Examples & Illustrations #

  • Dogs Producing Dogs: “Such as that thing is, so does it make. So dogs naturally give rise to dogs. And cats to cats, right? Horses to horses”—illustrating that nature is determined to one effect
  • The Artist and the Stool: An artist can make a stool or not make a stool; his will (open to opposites) is the principle. This contrasts with nature, which is determined to one
  • Fire and Paper: When fire is present to combustible matter, it naturally heats it; it does not choose. This illustrates natural necessity
  • Human Generation: A human father generates a son from his own substance; the son shares the father’s nature. This is contrasted with creation, where God makes creatures from nothing
  • Glass Reflecting Light: When I see glass, grammatically speaking I see it (active), but in reality the glass acts upon my eyes through reflected light. This illustrates that grammatical form can be reversed from reality
  • Shakespeare’s Coriolanus: Berquist quotes a passage noting that “nature” is “not to be other than one thing,” illustrating Aristotle’s principle that nature is determined to one

Notable Quotes #

“Origin cannot be designated suitably except through some kind of act. Designating, therefore, the order of origin in divine persons, it was necessary to attribute to the persons notional acts.” — Thomas Aquinas (cited by Berquist)

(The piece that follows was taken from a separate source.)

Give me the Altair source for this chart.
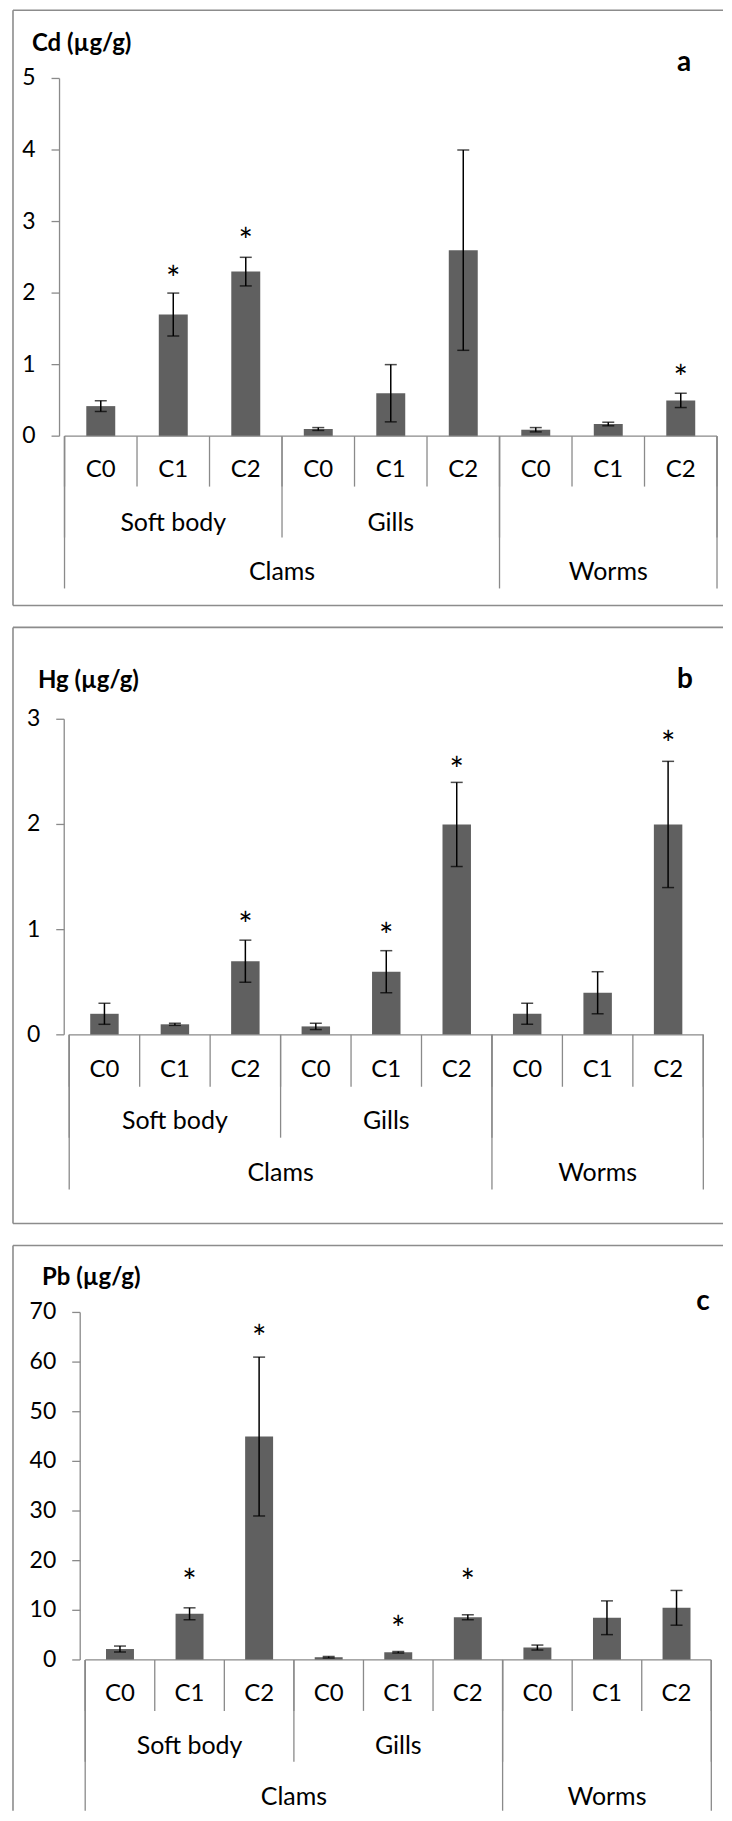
import altair as alt
import pandas as pd

FONT = "Lato"
BAR = "#606060"
AXIS = "#8a8a8a"
FRAME = "#8c8c8c"

# ---------------- data ----------------
conc = ["C0", "C1", "C2", "C0", "C1", "C2", "C0", "C1", "C2"]
tissues = ["Soft body", "Gills", ""]
tissue_span = [(0, 3), (3, 6), (6, 9)]
organisms = ["Clams", "Worms"]
organism_span = [(0, 6), (6, 9)]

cd_mean = [0.42, 1.70, 2.30, 0.10, 0.60, 2.60, 0.09, 0.17, 0.50]
cd_sd = [0.075, 0.30, 0.20, 0.02, 0.40, 1.40, 0.03, 0.025, 0.10]
cd_star = [None, 2.29, 2.83, None, None, None, None, None, 0.91]
cd_ticks = [0, 1, 2, 3, 4, 5]

hg_mean = [0.20, 0.10, 0.70, 0.08, 0.60, 2.00, 0.20, 0.40, 2.00]
hg_sd = [0.10, 0.01, 0.20, 0.03, 0.20, 0.40, 0.10, 0.20, 0.60]
hg_star = [None, None, 1.11, None, 1.01, 2.58, None, None, 2.83]
hg_ticks = [0, 1, 2, 3]

pb_mean = [2.2, 9.3, 45.0, 0.55, 1.55, 8.6, 2.5, 8.5, 10.5]
pb_sd = [0.6, 1.2, 16.0, 0.15, 0.15, 0.5, 0.5, 3.4, 3.5]
pb_star = [None, 17.2, 66.2, None, 7.6, 17.2, None, None, None]
pb_ticks = [0, 10, 20, 30, 40, 50, 60, 70]


def panel(label, letter, mean, sd, star, ticks, W, H, xl, xr, y0, ytop,
          ylab, ysep1, yl2, ysep2, yl3, ysep3, title_x, title_y,
          letter_x, letter_y, bar_size, frame_bottom=True):
    df = pd.DataFrame({
        "pos": [i + 0.5 for i in range(len(conc))],
        "cat": conc,
        "mean": mean,
        "lo": [m - s for m, s in zip(mean, sd)],
        "hi": [m + s for m, s in zip(mean, sd)],
        "star": star,
    })
    xs = alt.Scale(domain=[0, len(conc)], range=[xl, xr], nice=False, zero=False)
    ys = alt.Scale(domain=[ticks[0], ticks[-1]], range=[y0, ytop], nice=False)
    X = alt.X("pos:Q", scale=xs, axis=None)

    bars = alt.Chart(df).mark_bar(size=bar_size, color=BAR).encode(
        x=X, y=alt.Y("mean:Q", scale=ys, axis=None))
    err = alt.Chart(df).mark_rule(color="black", strokeWidth=1.5).encode(
        x=X, y=alt.Y("lo:Q", scale=ys, axis=None), y2="hi:Q")
    cap_lo = alt.Chart(df).mark_tick(orient="horizontal", size=12, thickness=1.5,
                                     color="black").encode(
        x=X, y=alt.Y("lo:Q", scale=ys, axis=None))
    cap_hi = alt.Chart(df).mark_tick(orient="horizontal", size=12, thickness=1.5,
                                     color="black").encode(
        x=X, y=alt.Y("hi:Q", scale=ys, axis=None))
    stars = alt.Chart(df).transform_filter("datum.star != null").mark_text(
        text="*", font=FONT, fontSize=34, color="black", baseline="alphabetic",
        dy=19).encode(x=X, y=alt.Y("star:Q", scale=ys, axis=None))

    # y axis (Excel style) drawn from the y scale
    tk = pd.DataFrame({"v": ticks, "lab": [str(t) for t in ticks]})
    ydom = alt.Chart(pd.DataFrame({"a": [ticks[0]], "b": [ticks[-1]]})).mark_rule(
        color=AXIS, strokeWidth=1.3).encode(
        x=alt.value(xl), y=alt.Y("a:Q", scale=ys, axis=None), y2="b:Q")
    yticks = alt.Chart(tk).mark_rule(color=AXIS, strokeWidth=1.3).encode(
        x=alt.value(xl - 8), x2=alt.value(xl), y=alt.Y("v:Q", scale=ys, axis=None))
    ylabels = alt.Chart(tk).mark_text(font=FONT, fontSize=23, color="black",
                                      align="right", baseline="middle").encode(
        x=alt.value(xl - 24), y=alt.Y("v:Q", scale=ys, axis=None), text="lab:N")

    base = pd.DataFrame({"x0": [0], "x1": [len(conc)], "y": [0]})
    baseline = alt.Chart(base).mark_rule(color=AXIS, strokeWidth=1.3).encode(
        x=alt.X("x0:Q", scale=xs, axis=None), x2="x1:Q",
        y=alt.Y("y:Q", scale=ys, axis=None))

    b1 = pd.DataFrame({"b": list(range(len(conc) + 1))})
    b2 = pd.DataFrame({"b": sorted({v for s in tissue_span for v in s})})
    b3 = pd.DataFrame({"b": sorted({v for s in organism_span for v in s})})

    def seps(d, yend):
        return alt.Chart(d).mark_rule(color=AXIS, strokeWidth=1.3).encode(
            x=alt.X("b:Q", scale=xs, axis=None), y=alt.value(y0), y2=alt.value(yend))

    lab1 = alt.Chart(df).mark_text(font=FONT, fontSize=24, color="black",
                                   baseline="middle").encode(
        x=X, y=alt.value(ylab), text="cat:N")
    t2 = pd.DataFrame({"name": tissues, "mid": [(a + b) / 2 for a, b in tissue_span]})
    lab2 = alt.Chart(t2).mark_text(font=FONT, fontSize=25, color="black",
                                   baseline="middle").encode(
        x=alt.X("mid:Q", scale=xs, axis=None), y=alt.value(yl2), text="name:N")
    t3 = pd.DataFrame({"name": organisms, "mid": [(a + b) / 2 for a, b in organism_span]})
    lab3 = alt.Chart(t3).mark_text(font=FONT, fontSize=25, color="black",
                                   baseline="middle").encode(
        x=alt.X("mid:Q", scale=xs, axis=None), y=alt.value(yl3), text="name:N")

    tt = pd.DataFrame({"t": [label], "l": [letter]})
    title = alt.Chart(tt).mark_text(font=FONT, fontSize=24, fontWeight="bold",
                                    align="left", baseline="middle",
                                    color="black").encode(
        x=alt.value(title_x), y=alt.value(title_y), text="t:N")
    let = alt.Chart(tt).mark_text(font=FONT, fontSize=28, fontWeight="bold",
                                  align="center", baseline="middle",
                                  color="black").encode(
        x=alt.value(letter_x), y=alt.value(letter_y), text="l:N")

    one = pd.DataFrame({"k": [0]})
    ftop = alt.Chart(one).mark_rule(color=FRAME, strokeWidth=1.6).encode(
        x=alt.value(0), x2=alt.value(W), y=alt.value(0))
    fleft = alt.Chart(one).mark_rule(color=FRAME, strokeWidth=1.6).encode(
        x=alt.value(0), y=alt.value(0), y2=alt.value(H))
    layers = [ftop, fleft]
    if frame_bottom:
        fbot = alt.Chart(one).mark_rule(color=FRAME, strokeWidth=1.6).encode(
            x=alt.value(0), x2=alt.value(W), y=alt.value(H))
        layers.append(fbot)

    layers += [bars, err, cap_lo, cap_hi, stars, ydom, yticks, ylabels, baseline,
               seps(b1, ysep1), seps(b2, ysep2), seps(b3, ysep3),
               lab1, lab2, lab3, title, let]
    return alt.layer(*layers).properties(width=W, height=H)


W = 711
pa = panel("Cd (µg/g)", "a", cd_mean, cd_sd, cd_star, cd_ticks, W, 596,
           46.6, 710, 426.5, 68.3, 460, 477, 513, 528, 563, 579,
           19, 34, 672, 53, 29)
pb = panel("Hg (µg/g)", "b", hg_mean, hg_sd, hg_star, hg_ticks, W, 597,
           51.3, 696.3, 408, 92, 443, 460, 494, 511, 546, 563,
           25, 54, 673, 53, 28.5)
pc = panel("Pb (µg/g)", "c", pb_mean, pb_sd, pb_star, pb_ticks, W, 566,
           67.3, 704.3, 415, 67, 449, 466, 501, 517, 552, 566,
           29, 33, 691, 57, 28, frame_bottom=False)

chart = alt.vconcat(pa, pb, pc, spacing=20).properties(
    padding={"left": 4, "top": 0, "right": 0, "bottom": 0},
    background="white",
).configure_view(stroke=None)

chart.save("out.html", embed_options={"renderer": "svg", "actions": False})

“The Father generates the Son not by will, but by nature.” — Thomas Aquinas

“The answer should be said that every origin is designated by some act.” — Thomas Aquinas

“[W]e are not able to speak [about divine and understandable things] except according to the way of sensible things, from which we receive knowledge.” — Thomas Aquinas

“Truth does not require that the way we understand be the way things are; in fact, truth requires that we don’t confuse the two.” — Duane Berquist (paraphrasing Thomistic epistemology)

Questions Addressed #

Article 1: Should Notional Acts Be Attributed to Persons? #

Resolution: Yes. Although all things said of God pertain to substance or relation, origin cannot be designated except through act. Since divine persons are distinguished by their origins, notional acts must be attributed to them. These acts differ from essential acts: notional acts designate interpersonal processions and pertain to relations; essential acts designate the proceeding of creatures and pertain to the essence.

Article 2: Are Notional Acts Necessary or Voluntary? #

Resolution: Notional acts are necessary according to nature, not voluntary by choice. The Father necessarily understands Himself (generating the Son as Word) and necessarily loves Himself (breathing the Holy Spirit as Love). This is not against His will; it is His nature. The Arian error was to make the will (as a principle of choice) the source of generation, which would make the Son a creature. Hillary correctly clarified that generation is not against the Father’s will (nolente), not that there is no necessity.